Creativity, Innovation and Entrepreneurship: What is the Secret?
BRAD FEDERMAN DECEMBER 29, 2015
Did you know that 90% of start-ups fail? Trying new things often takes risks, and as it turns out many of us are not prepared for that risk. However, one portion of the population seems more prepared than others – dyslexics. Yes, individuals with dyslexia tend to make great entrepreneurs.
In 2007, Julie Logan, a professor of entrepreneurship from Cass Business School in London, completed a study on entrepreneurs. It turns out that 35% of entrepreneurs are dyslexic. That alone seems like an interestingly high number, but when you take into account that individuals with dyslexia count for 10% or less of our population, that number becomes even more significant. However, when you break down some of the differences between entrepreneurs with dyslexia vs. regular entrepreneurs, it becomes even more intriguing.
Entrepreneurs who have dyslexia:
are more likely to own several companies;
grow their companies more quickly;
employ more people; and
delegate more often and better.
It makes one wonder how this happens and what is the secret? Well, as it turns out there are most likely several reasons why individuals with dyslexia tend to be better at entrepreneurship.
1. Entering into a new venture takes the ability to deal with risks. As we stated earlier, 90% of start-ups fail. People with dyslexia have struggled for much of their life. They become more comfortable with failure and so they are more comfortable with risks.
2. Individuals with dyslexia have a difficult time reading, so they find ways to quickly extract vital information from a document. Their ability to get to the point and focus on what really matters helps when it comes to the fast-paced entrepreneur environment.
3. Trust and reliance. People with dyslexia tend to trust and rely on others more readily than other individuals. Typically, they have had to do that in the past in order to maintain some level of success and cope.

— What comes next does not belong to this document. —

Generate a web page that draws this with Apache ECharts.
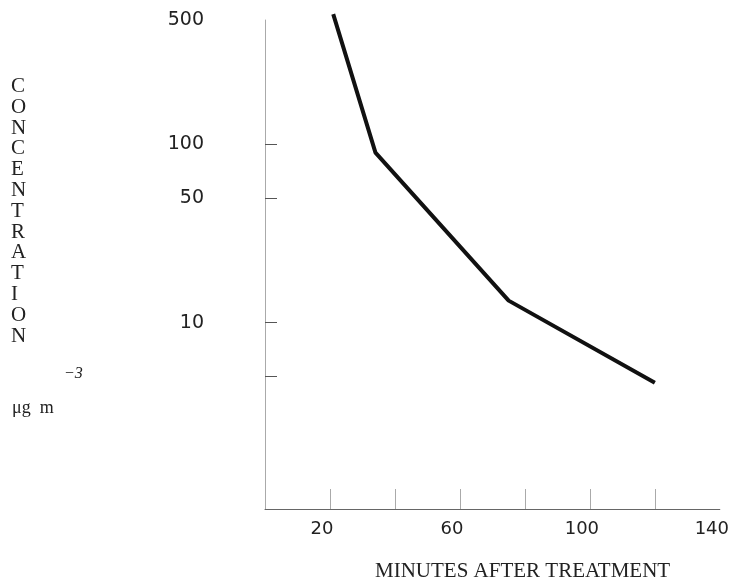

4. Attacking a problem from a different angle. Because individuals with dyslexia have not been able to attack learning and problem solving in traditional manners, they have had to look at challenges in a different way and from a different angle. As a result, they are more creative and look at problems in a unique manner compared to the average individual.
5. Dyslexics have had to become painfully self-aware due to the struggles they faced as they have grown up and have learned how to compensate for their weaknesses and leverage their strengths.
6. Dyslexic individuals tend to be good at creating their own structure. They have had to create their own structure to compensate for the challenges they faced. They are able to do that when tackling a new problem or starting a new business.
When you look at a variety of these reasons, dyslexic individuals tend to be successful in creative, innovative environments - environments that require entrepreneurship. It also becomes plain to see that these are skills and knowledge that anyone can develop over time. Those who have had a smoother path through life can learn from those who have learning disabilities as they can show us the necessary skill set to be successful in our professional years.